GJWeekly: Judges consider Georgia probe | The ICC needs South Africa

In global justice news this week: The ICC considers Georgia investigation; ICC needs South Africa; Build up to the 14th Assembly of States Parties; and news on Central African Republic, Kenya, Democratic Republic of Congo and much more.

ICC considers Georgia investigation
Stalled domestic proceedings into alleged grave crimes have prompted the ICC prosecutor to request judges’ authorization to open investigation into the August 2008 armed conflict in Georgia, involving Russia, over the breakaway region of South Ossetia. Civil society said the move could deliver long-awaited justice for victims of the conflict, noting that the investigation also could be significant as the Court’s the first outside Africa. Russia said it “expects ICC judges take a decision, based on principles of justice, on events in South Ossetia.”

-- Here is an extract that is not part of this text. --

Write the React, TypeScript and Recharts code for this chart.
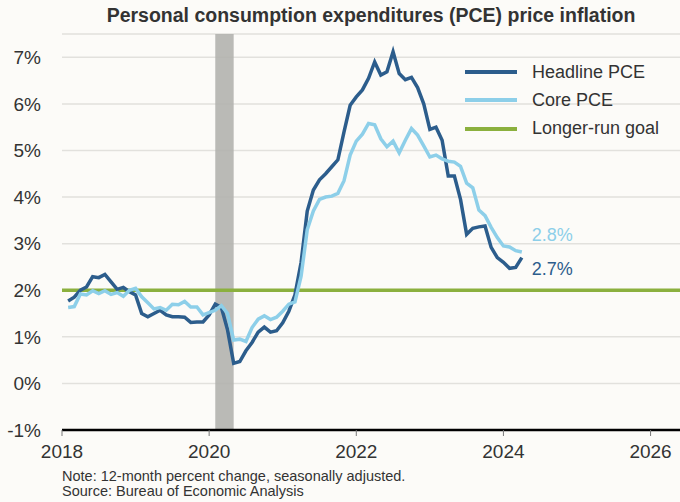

The ICC needs South Africa
South Africa’s ruling ANC party has decided that it will hold a parliamentary vote on withdrawing from the Rome Statute over what it calls an anti-Africa bias at the ICC. Tensions have been running high since South Africa’s failure to arrest ICC fugitive Omar al-Bashir in June. This week, ICC judges gave South Africa more time to explain why it did not arrest the Sudanese president. Civil society in the country spoke out against the withdrawal plan, saying “the South African government and the ANC should be in ICC to fight impunity and to protect human rights.” We agree. The ICC system is better with South Africa in. Here are some reasons why. Ghana’s president meanwhile said the ICC is still relevant in fighting impunity in Africa. Withdrawing would be the beginning of a long legal process say commentators.

Build up: 14th Assembly of States Parties
With the 14th annual session of the ICC’s governing body just over a month away, stay up to date with the build-up here on #GlobalJustice.

Kenya and South Africa want the Assembly to debate the use of prior recorded witness testimony in ICC trials, a key issue at the Court at present (see below), as well as the obligation of ICC member states to arrest and surrender sitting heads of state. ASP President Sidiki Kaba said that dialogue on ICC-Africa relationship can only happen at the ASP. Kenyan legislators petitioned the UN Security Council and ASP on witness identification in the Ruto/Sang case. A senior UN official has underlined the importance of strengthened ICC field operations, including communications and outreach, and security in the field.

Read our report on last year’s 13th Assembly of States Parties.

ICC investigations
Central African Republic: The prosecution submitted evidence of witness tampering in the Bemba II trial. Here’s a reminder on how the situation ended up at the Court.

Kenya: ICC judges granted the African Union the right to submit observations in the Ruto/Sang case on the use of prior recorded testimony.

Democratic Republic of Congo: The defense for Bosco Ntaganda has asked ICC judges not to admit any evidence related to allegations of rape and sexual slavery by the former Congolese militia leader.

Darfur: Civil society expressed its concern to Algeria ahead of ICC fugitive al-Bashir’ s visit to the country in this week. The Indian government said it will not arrest al-Bashir next month month, saying it is not under international obligation to do so.

Uganda: The expansion of charges against Lord’s Resistance Army commander Dominic Ongwen could allow more communities to participate in trial proceedings, improving reconciliation efforts in the region.

Cote d’Ivoire: ICC Prosecutor Fatou Bensouda opposes holding the trial of former Côte d’Ivoire president Laurent Gbagbo and political ally Charles Ble Goude in the country as it could create tensions (in French).

ICC preliminary examinations
Ukraine: The Dutch Safety Board released its long-awaited report on the shooting down of flight MH17 this week, saying the plane was shot down by a Russian-made missile.

Guinea: The ICC prosecutor called on Guineans to avoid unrest ahead of approaching elections.

Campaign for Global Justice
Initiatives to restrain the veto of the UN Security Council’s permanent members when dealing with atrocities are gathering momentum. In a parliamentary seminar held in Montevideo, Uruguay, South American legislators pledged to push for a full implementation of the ICC Rome Statute.

What else is happening?
The UN called for an investigation after new report accused Kurdish forces in Syria of committing war crimes. The European Union reiterated its call for a UN referral of the situation in the country to the ICC.

A Guatemalan court ruled that amnesty could not apply to international crimes such as genocide and crimes against humanity in a decision related to the trial against former president Rios Montt.

A UN resolution led by South Korea and the United States is allegedly on its way to refer the situation in North Korea to the ICC.

Bosnia claims it has charged over 500 persons with war crimes allegedly committed between 1992 and 1995 over the last ten years.

Academic Alex Whiting looks at whether victims should have a voice in the ICC prosecutor’s decision to open or cease investigations.

ICC Prosecutor Fatou Bensouda wants above all to see increased support for the ICC, and a Court moving towards full universality.

MSF has launched a petition calling on the United States to consent to an independent investigation into the Kunduz airstrike.